Testing Optimized Reserved Concurrency

The previous test showed what happens when you apply a reserved concurrency setting that doesn’t provide enough Lambda instances to handle the incoming traffic. We’ll now try running a test that limits the reserved concurrency, but still provides enough Lambda instances to handle the load without errors.

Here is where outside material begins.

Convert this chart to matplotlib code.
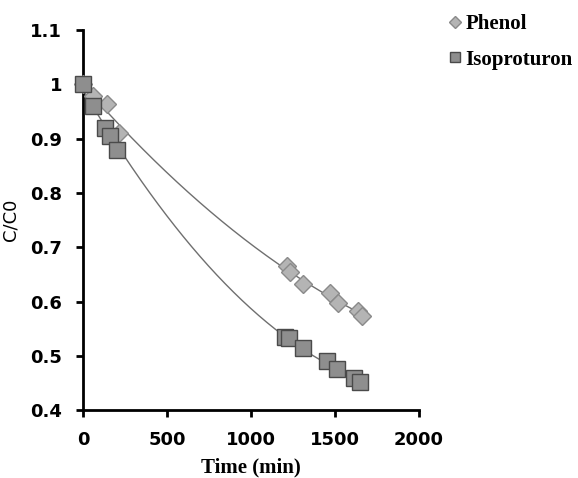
import numpy as np
import matplotlib
matplotlib.use("Agg")
import matplotlib.pyplot as plt

# points
phenol_t = [0, 60, 140, 215, 1215, 1232, 1310, 1470, 1518, 1637, 1660]
phenol_c = [1.0, 0.978, 0.963, 0.91, 0.665, 0.655, 0.632, 0.615, 0.598, 0.582, 0.573]
iso_t = [0, 60, 130, 160, 205, 1200, 1225, 1310, 1455, 1510, 1615, 1650]
iso_c = [1.0, 0.96, 0.92, 0.905, 0.88, 0.535, 0.533, 0.515, 0.49, 0.476, 0.46, 0.452]

xticks = [0, 500, 1000, 1500, 2000]
yticks = [0.4, 0.5, 0.6, 0.7, 0.8, 0.9, 1.0, 1.1]
ylabels = ["0.4", "0.5", "0.6", "0.7", "0.8", "0.9", "1", "1.1"]

fig = plt.figure(figsize=(5.78, 4.78), dpi=100)
ax = fig.add_axes([0.1436, 0.142, 0.5814, 0.795])

# courbes de tendance (polynôme d'ordre 2)
for t, c in [(phenol_t, phenol_c), (iso_t, iso_c)]:
    p = np.polyfit(t, c, 2)
    xs = np.linspace(0, max(t), 200)
    ax.plot(xs, np.polyval(p, xs), color="#6f6f6f", lw=1.0, zorder=2)

ax.plot(phenol_t, phenol_c, ls="none", marker="D", ms=9.5, mfc="#b4b4b4",
        mec="#8a8a8a", mew=1.0, label="Phenol", zorder=3, clip_on=False)
ax.plot(iso_t, iso_c, ls="none", marker="s", ms=12, mfc="#8e8e8e",
        mec="#4a4a4a", mew=1.0, label="Isoproturon", zorder=4, clip_on=False)

ax.set_xlim(0, 2000)
ax.set_ylim(0.4, 1.1)
ax.set_xticks(xticks)
ax.set_yticks(yticks)
ax.set_yticklabels(ylabels)
for s in ["top", "right"]:
    ax.spines[s].set_visible(False)
for s in ["left", "bottom"]:
    ax.spines[s].set_linewidth(2)
ax.tick_params(width=2, length=5, labelsize=13, pad=10)
for lab in ax.get_xticklabels() + ax.get_yticklabels():
    lab.set_fontweight("bold")

ax.set_xlabel("Time (min)", family="Liberation Serif", fontweight="bold", fontsize=15, labelpad=6)
ax.set_ylabel("C/C0", fontsize=13, labelpad=8)

leg = ax.legend(loc="upper left", bbox_to_anchor=(0.74, 1.01), bbox_transform=fig.transFigure,
                frameon=False, handlelength=0.8, handletextpad=0.1, labelspacing=0.75,
                prop={"family": "Liberation Serif", "weight": "bold", "size": 15},
                markerscale=0.6)

fig.savefig("out.png", dpi=100)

Step 7: Set the reserved concurrency property in VS Code again

Once more, in VS Code, update the “ReservedConcurrencyExecution” property, this time to a value of eight:

Once again, after the deploy.zsh script has executed double-check the configuration in the console:

Step 8: Run the load test in Postman Canary again

Run the load test one more time, which after ten minutes should look like the result shown below, notably without any errors reported:

Step 9: Graph the concurrent execution and API error metrics again

Run the AWS/Lambda MAX(ConcurrentExecutions) metric query again, which should show a lower number of peak concurrent executions than we witnessed with the first load test:

The AWS/ApiGateway SUM(“5XXError”) metric should also show no errors, to match the result we saw in Postman:

And lastly, the AWS/Lambda SUM(Throttles) should show a value that’s either low or zero, as shown below:

Optimizing Scalability vs Account Limits

Unlike the previous lab there isn’t a trade-off here between performance and cost. Instead, for reserved concurrency you need to find the threshold at which you begin to observe throttling and errors for the anticipated traffic load, and apply a setting that is safely above it. You then need to be aware of your overall account limit, because you may need to increase it to provide enough aggregate reserved concurrency for all your deployed Lambdas.